Alongside its album, "Take Me Home Tonight" helped revive Money's career after a period of declining sales. It also allowed Spector to resume her touring/recording career after several years of retirement.

==Background==
By the mid-1980s, Eddie Money had reached a low point in his recording career after several years of drug abuse. Columbia Records still wanted to keep Money on its roster, but restricted his creative control over his work. Record producer Richie Zito brought Money the song "Take Me Home Tonight". Money would later say, "I didn't care for the demo [but] it did have a good catch line. When I heard [a snippet of] 'Be My Baby' in it I said: 'Why can't we get Ronnie Spector to sing it?'" The reply was, "That's impossible." Money invited his friend Martha Davis, lead vocalist of The Motels, to rerecord the lines from "Be My Baby" for "Take Me Home Tonight". However, Davis encouraged him to try to recruit Spector. Money was eventually able to reach Spector by phone at her home in northern California. Recalled Money, "I could hear clinking and clanking in the background ... She said: 'I'm doing the dishes, and I gotta change the kids' bedding. I'm not really in the business anymore, Eddie. Phil Spector and all that, it was a nightmare' ... I said 'Ronnie, I got this song that's truly amazing and it's a tribute to you. It would be so great if you ... did it with me.'" Money has stated that recording the song "helped Ronnie out and it helped me get some of my other material on the album across, so now I'm happy I did it." The song's success encouraged Spector to resume her singing career, and she released her second solo album, Unfinished Business, in 1987.

==Music video==
The video was directed by Nick Morris and shot entirely in black and white at the Lawlor Events Center in Reno, Nevada. It opens with Money alone with a metal ladder and a folding chair on an otherwise empty stage. He sings and plays an alto saxophone to an absent audience, while Ronnie Spector is seen in a make-up room and then walking through a backstage hallway to the arena floor during cutaways.

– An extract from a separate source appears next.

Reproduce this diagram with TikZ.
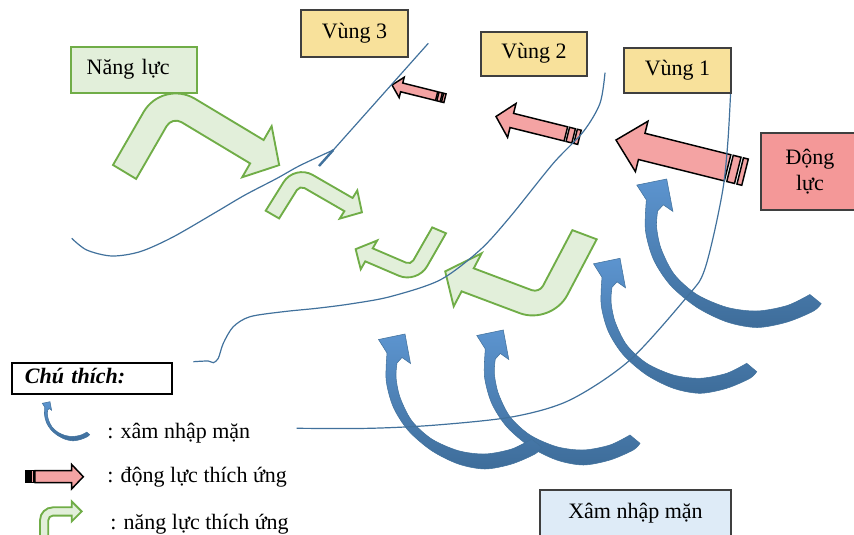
\documentclass[tikz,border=0pt]{standalone}
\usepackage{fontspec}
\setmainfont{Liberation Serif}
\definecolor{yellowfill}{HTML}{F8E19B}
\definecolor{boxline}{HTML}{3F3F3F}
\definecolor{greenfill}{HTML}{E2EFDA}
\definecolor{greenline}{HTML}{70AD47}
\definecolor{pinkbox}{HTML}{F49898}
\definecolor{arrowpink}{HTML}{F4A3A3}
\definecolor{bluebox}{HTML}{DEEBF7}
\definecolor{linecol}{HTML}{41719C}
\definecolor{blueA}{HTML}{5C94CF}
\definecolor{blueB}{HTML}{3E6D9A}
% bent (green) arrow: #1 base corner, #2 angle of leg 2, #3 angle of leg 1, #4 thickness,
% #5 height, #6 head base, #7 tip, #8 head half width, #9 outer radius
\newcommand\bentarrow[9]{%
  \pgfmathsetmacro\ba{cos(#2)}\pgfmathsetmacro\bb{sin(#2)}%
  \pgfmathsetmacro\bc{cos(#3)}\pgfmathsetmacro\bd{sin(#3)}%
  \pgfmathsetmacro\bri{#9-#4}%
  \pgfmathsetmacro\bmid{#5-#4/2}%
  \begin{scope}[shift={#1}, cm={\ba,\bb,\bc,\bd,(0,0)}, x=0.75pt, y=0.75pt]
    \draw[greenarrow] (0,0) -- (0,#5-#9) arc[start angle=180,end angle=90,radius=#9]
      -- (#6,#5) -- (#6,\bmid+#8) -- (#7,\bmid) -- (#6,\bmid-#8) -- (#6,#5-#4)
      -- (#4+\bri,#5-#4) arc[start angle=90,end angle=180,radius=\bri] -- (#4,0) -- cycle;
  \end{scope}}
% curved (blue) arrow: #1 tip, #2 xscale, #3 yscale
\newcommand\bluearrow[3]{%
  \begin{scope}[shift={#1}, xscale=#2, yscale=#3]
    \path[bluearrowstyle] (0,0) -- (-26.5,5.5) -- (-18,19)
      -- plot[smooth] coordinates {(-18,19) (-18.8,46.7) (-11.6,73.3) (3.4,96.7) (26.7,116.7) (53.4,130) (80,135) (106.7,130) (130,120) (136.7,113.3)}
      -- (126.7,105)
      -- plot[smooth] coordinates {(126.7,105) (106.7,115) (80,120) (53.4,116.7) (26.7,105) (6.7,86.7) (-5,63.3) (-9,43.3) (-8,29)}
      -- (-3,23.5) -- (5.5,29.5) -- cycle;
  \end{scope}}
% striped (red) arrow: #1 tip, #2 angle, #3 body length, #4 half width, #5 head half width,
% #6 head length, #7 gap, #8 inner stripe, #9 outer stripe
\newcommand\redarrow[9]{%
  \begin{scope}[shift={#1}, rotate=#2]
    \draw[redstyle] (0,0) -- (#6,-#5) -- (#6,-#4) -- (#3,-#4) -- (#3,#4) -- (#6,#4) -- (#6,#5) -- cycle;
    \draw[redstyle] (#3+#7,-#4) rectangle (#3+#7+#8,#4);
    \draw[redstyle] (#3+2*#7+#8,-#4) rectangle (#3+2*#7+#8+#9,#4);
  \end{scope}}
\begin{document}
\begin{tikzpicture}[x=0.75pt,y=-0.75pt,
  txt/.style={font=\fontsize{16.5}{19.5}\selectfont},
  box/.style={txt, draw=boxline, line width=0.8pt, inner sep=0pt},
  oneline/.style={text height=11pt, text depth=3.5pt},
  zone/.style={box, oneline, fill=yellowfill, minimum width=80pt, minimum height=34pt},
  greenarrow/.style={fill=greenfill, draw=greenline, line width=1.4pt, line join=miter},
  redstyle/.style={fill=arrowpink, draw=black, line width=1.1pt, line join=miter},
  bluearrowstyle/.style={top color=blueA, bottom color=blueB, draw=linecol, line width=0.4pt},
  thinline/.style={draw=linecol, line width=0.9pt},
  legendtext/.style={txt, anchor=base west, inner sep=0pt}]
\useasboundingbox (0,0) rectangle (854,535);
\clip (0,0) rectangle (854,535);

% green arrows (adaptive capacity)
\bentarrow{(113,165)}{-31}{60}{27}{99}{118}{144}{29.5}{38}
\bentarrow{(265.7,210.7)}{-30}{58}{15.5}{54.5}{67}{82.5}{16.6}{21}
\bentarrow{(446,233.3)}{156.8}{240.2}{15}{58}{56.5}{71}{16.6}{20}
\bentarrow{(596.7,239.3)}{159.4}{242.2}{26}{97}{96}{120}{30}{34}

% blue arrows (salt intrusion)
\bluearrow{(503.3,330)}{1}{1}
\bluearrow{(405,334)}{1}{1}
\bluearrow{(620,258.3)}{1}{1}
\bluearrow{(666.7,179)}{1.13}{1.1}

% red arrows (driving force)
\redarrow{(616,140)}{-14}{115}{13.5}{26}{26.5}{2.5}{8}{5}
\redarrow{(496,116.5)}{-14}{72}{7.3}{17.5}{16.3}{2}{6}{4}
\redarrow{(392,85)}{-14}{46}{4.5}{10.5}{10}{1.3}{3.5}{2.5}

% zone boundaries
\draw[thinline] plot[smooth] coordinates {(71.7,238.3) (86.7,250) (111.7,256) (140,251.7) (173,237) (216.7,211.7) (245,195) (276.7,178.5) (300,165.5) (333.3,150)};
\draw[thinline] (428.3,43.3) -- (333.3,150);
\draw[draw=linecol, line width=1.8pt] (333.3,150) -- (319,166);
\draw[thinline] plot[smooth] coordinates {(193.3,361.7) (208.3,361) (213.3,362.7) (218.3,358.3) (223.3,343.3) (233.3,326.7) (250,316.7) (283.3,311.7) (316.7,308.3) (350,304) (390,296.7) (440,280) (480,250) (510,217) (553.3,163.3) (583.3,131.7) (600,103.3) (605,72.7)};
\draw[thinline] plot[smooth] coordinates {(296.7,428.3) (370,428.3) (436.7,425) (513.3,416.7) (570,400) (630,360) (690,293.3) (703.3,273.3) (713.3,236.7) (723.3,186.7) (728,140) (731,85)};

% boxes
\node[zone, minimum width=80.25pt, minimum height=35.25pt] (z3) at (354.5,33.5) {Vùng 3};
\node[zone, minimum width=79.5pt, minimum height=33pt] (z2) at (534,54) {Vùng 2};
\node[zone, minimum width=80.25pt, minimum height=33.75pt] (z1) at (677.5,70.5) {Vùng 1};
\node[box, oneline, fill=greenfill, draw=greenline, line width=1.4pt, minimum width=94.5pt, minimum height=34.5pt, inner xsep=11.8pt, text width=70.9pt, align=left] (nl) at (134,70) {Năng lực};
\node[box, fill=pinkbox, minimum width=73.5pt, minimum height=57.75pt, align=center] (dl) at (810,171.5) {Động\\lực};
\node[box, oneline, draw=black, fill=white, line width=1pt, minimum width=120pt, minimum height=23.25pt, inner xsep=9.75pt, text width=100.5pt, align=left] (ct) at (92,378.5) {\textbf{\textit{Chú thích:}}};
\node[box, oneline, fill=bluebox, minimum width=143.25pt, minimum height=34.5pt] (xnm) at (635.5,513) {Xâm nhập mặn};

% legend
\bluearrow{(50,401.7)}{0.29}{0.29}
\node[legendtext] (l1) at (107,438.5) {: xâm nhập mặn};
\redarrow{(83.3,476.7)}{180}{48.3}{6}{12.3}{11.7}{0.8}{2.5}{5}
\fill[black] (25.9,470.7) rectangle (30.9,482.7);
\node[legendtext] (l2) at (107,482) {: động lực thích ứng};
\bentarrow{(40,540)}{0}{90}{8.3}{32.7}{31.7}{41.7}{10}{13}
\node[legendtext] (l3) at (110,529) {: năng lực thích ứng};
\end{tikzpicture}
\end{document}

Spector's face is not completely revealed until about three-quarters of the way through the video.

==Critical reception==
Upon its release, Billboard called "Take Me Home Tonight" a "power pop song dotted with Ronettes quotes". Cash Box considered it to be a "moody, graceful rocker" which is "sure to capture CHR and AOR". The Los Angeles Timess Steve Hochman, in a review of Can't Hold Back, felt that Money did Spector a disservice, particularly with the song's "characterless production," commenting, "where Phil Spector built his wall with style and grace, Money has erected a monolithic barrier."

===Accolades===
The song was nominated for Best Male Rock Vocal Performance at the 29th Annual Grammy Awards on February 24, 1987, but lost to Robert Palmer's "Addicted to Love".

==In popular culture==
The song was sampled and interpolated by New Zealand rapper PNC in "Take Me Home" featuring Mz J from the album Bazooka Kid.

==Commercial performance==

In Canada, it debuted on RPMs Top Singles chart at number 95 in the issue dated October 4, 1986, and peaked at number 15 during the week of November 29, 1986.

== Charts ==

=== Weekly charts ===

| Chart (1986–1987) | Peak position |
|---|---|
| Australia (Kent Music Report) | 46 |
| Canada Top Singles (RPM) | 15 |
| Netherlands (Single Top 100) | 43 |
| US Billboard Hot 100 | 4 |
| US Radio & Records CHR/Pop Airplay Chart | 5 |
| US Mainstream Rock (Billboard) | 1 |
| West Germany (GfK) | 59 |

===Year-end charts===

| Chart (1986) | Rank |
|---|---|
| US Top Pop Singles (Billboard) | 59 |

== Certifications ==

Certifications for "Take Me Home Tonight"
| Region | Certification | Certified units/sales |
| New Zealand (RMNZ) | Gold | 15,000^{‡} |
^{‡} Sales+streaming figures based on certification alone.